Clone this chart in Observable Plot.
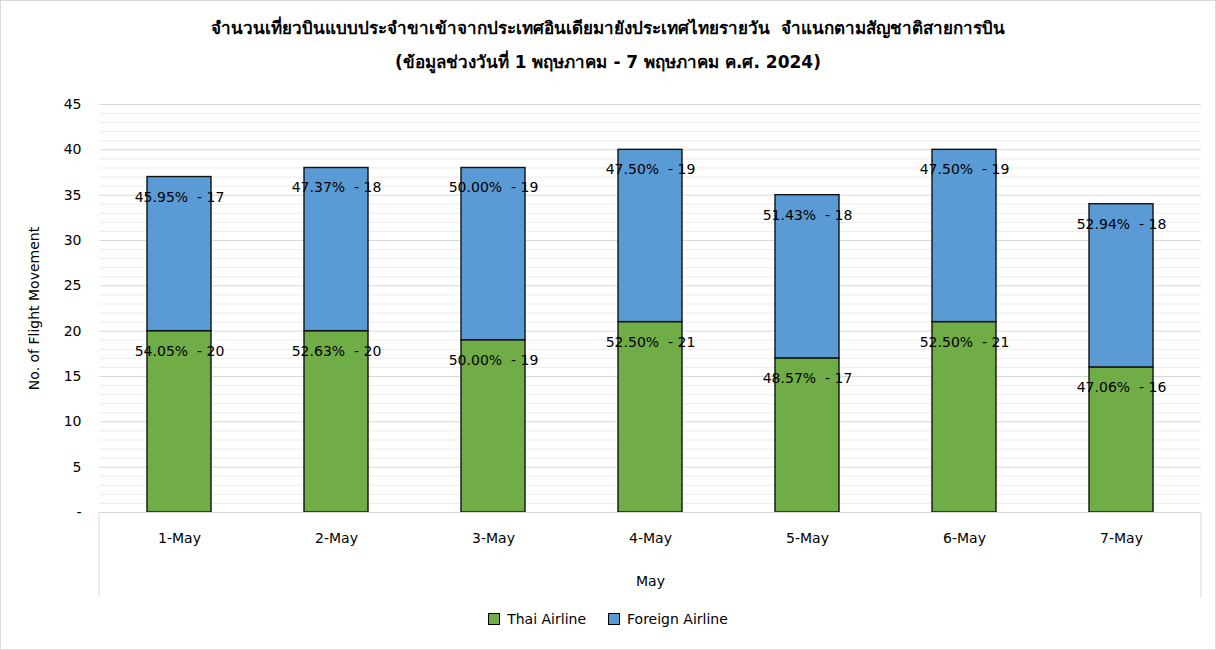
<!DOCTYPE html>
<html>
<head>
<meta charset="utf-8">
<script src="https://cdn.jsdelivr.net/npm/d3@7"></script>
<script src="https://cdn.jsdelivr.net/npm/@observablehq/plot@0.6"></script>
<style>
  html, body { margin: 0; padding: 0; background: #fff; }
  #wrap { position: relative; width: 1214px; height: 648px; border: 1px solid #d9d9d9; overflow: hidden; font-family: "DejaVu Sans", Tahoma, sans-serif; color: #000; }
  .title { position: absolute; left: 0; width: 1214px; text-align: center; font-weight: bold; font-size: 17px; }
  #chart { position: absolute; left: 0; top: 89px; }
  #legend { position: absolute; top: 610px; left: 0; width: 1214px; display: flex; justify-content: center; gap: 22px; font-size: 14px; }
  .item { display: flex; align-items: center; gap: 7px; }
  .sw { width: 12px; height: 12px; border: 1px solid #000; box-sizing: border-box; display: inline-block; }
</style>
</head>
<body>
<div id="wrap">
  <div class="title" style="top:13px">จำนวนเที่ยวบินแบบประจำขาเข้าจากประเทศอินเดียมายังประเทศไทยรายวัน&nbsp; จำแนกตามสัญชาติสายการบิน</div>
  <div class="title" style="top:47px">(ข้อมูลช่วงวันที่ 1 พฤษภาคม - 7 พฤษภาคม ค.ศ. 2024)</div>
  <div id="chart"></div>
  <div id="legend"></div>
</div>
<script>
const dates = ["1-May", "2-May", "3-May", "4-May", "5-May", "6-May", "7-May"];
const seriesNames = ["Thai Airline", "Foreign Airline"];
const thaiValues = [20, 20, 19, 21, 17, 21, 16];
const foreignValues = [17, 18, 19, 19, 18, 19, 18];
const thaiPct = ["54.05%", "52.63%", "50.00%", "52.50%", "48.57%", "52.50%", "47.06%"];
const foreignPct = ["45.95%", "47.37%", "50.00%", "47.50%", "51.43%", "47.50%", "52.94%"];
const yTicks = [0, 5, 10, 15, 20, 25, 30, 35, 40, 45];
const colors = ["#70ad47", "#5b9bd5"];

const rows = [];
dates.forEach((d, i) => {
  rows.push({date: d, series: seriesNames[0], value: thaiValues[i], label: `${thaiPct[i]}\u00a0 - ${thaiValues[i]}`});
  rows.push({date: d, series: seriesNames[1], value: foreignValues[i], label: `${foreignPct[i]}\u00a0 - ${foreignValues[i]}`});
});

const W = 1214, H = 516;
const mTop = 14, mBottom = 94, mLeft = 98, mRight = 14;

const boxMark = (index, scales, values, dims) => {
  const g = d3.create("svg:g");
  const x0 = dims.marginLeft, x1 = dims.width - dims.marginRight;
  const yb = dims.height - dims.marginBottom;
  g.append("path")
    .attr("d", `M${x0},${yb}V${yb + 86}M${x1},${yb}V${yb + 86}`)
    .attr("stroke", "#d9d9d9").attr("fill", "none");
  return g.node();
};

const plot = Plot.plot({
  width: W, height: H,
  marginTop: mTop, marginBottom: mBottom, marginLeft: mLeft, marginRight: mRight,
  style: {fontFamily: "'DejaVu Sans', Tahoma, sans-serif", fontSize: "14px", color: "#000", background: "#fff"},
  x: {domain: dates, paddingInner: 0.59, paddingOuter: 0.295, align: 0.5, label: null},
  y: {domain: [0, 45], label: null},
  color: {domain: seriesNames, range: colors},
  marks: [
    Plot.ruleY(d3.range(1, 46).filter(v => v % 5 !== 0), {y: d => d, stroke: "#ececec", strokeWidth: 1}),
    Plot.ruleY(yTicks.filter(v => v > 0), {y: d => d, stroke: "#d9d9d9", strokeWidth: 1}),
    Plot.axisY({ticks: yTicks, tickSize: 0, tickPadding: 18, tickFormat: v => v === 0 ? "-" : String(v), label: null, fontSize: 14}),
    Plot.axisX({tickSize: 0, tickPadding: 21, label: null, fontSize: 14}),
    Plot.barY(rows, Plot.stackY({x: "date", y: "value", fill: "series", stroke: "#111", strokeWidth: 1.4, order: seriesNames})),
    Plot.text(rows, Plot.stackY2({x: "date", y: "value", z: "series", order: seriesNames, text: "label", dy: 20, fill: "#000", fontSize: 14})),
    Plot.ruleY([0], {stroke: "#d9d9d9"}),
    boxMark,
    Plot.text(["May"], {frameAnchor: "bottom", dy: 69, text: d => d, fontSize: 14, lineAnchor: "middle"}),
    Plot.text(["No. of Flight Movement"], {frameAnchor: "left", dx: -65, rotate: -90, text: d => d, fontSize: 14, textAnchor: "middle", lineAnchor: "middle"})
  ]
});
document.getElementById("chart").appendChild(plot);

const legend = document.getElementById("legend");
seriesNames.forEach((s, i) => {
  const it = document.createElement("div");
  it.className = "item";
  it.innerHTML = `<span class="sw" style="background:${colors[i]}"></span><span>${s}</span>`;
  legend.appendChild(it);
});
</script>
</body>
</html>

☆ ☆ ☆ ☆ ☆ ☆ ☆

_GIVEN INSTRUCTION_: How many lines in the data contain the string "chart"? Respond with the number only.

_WRITTEN ANSWER_: 4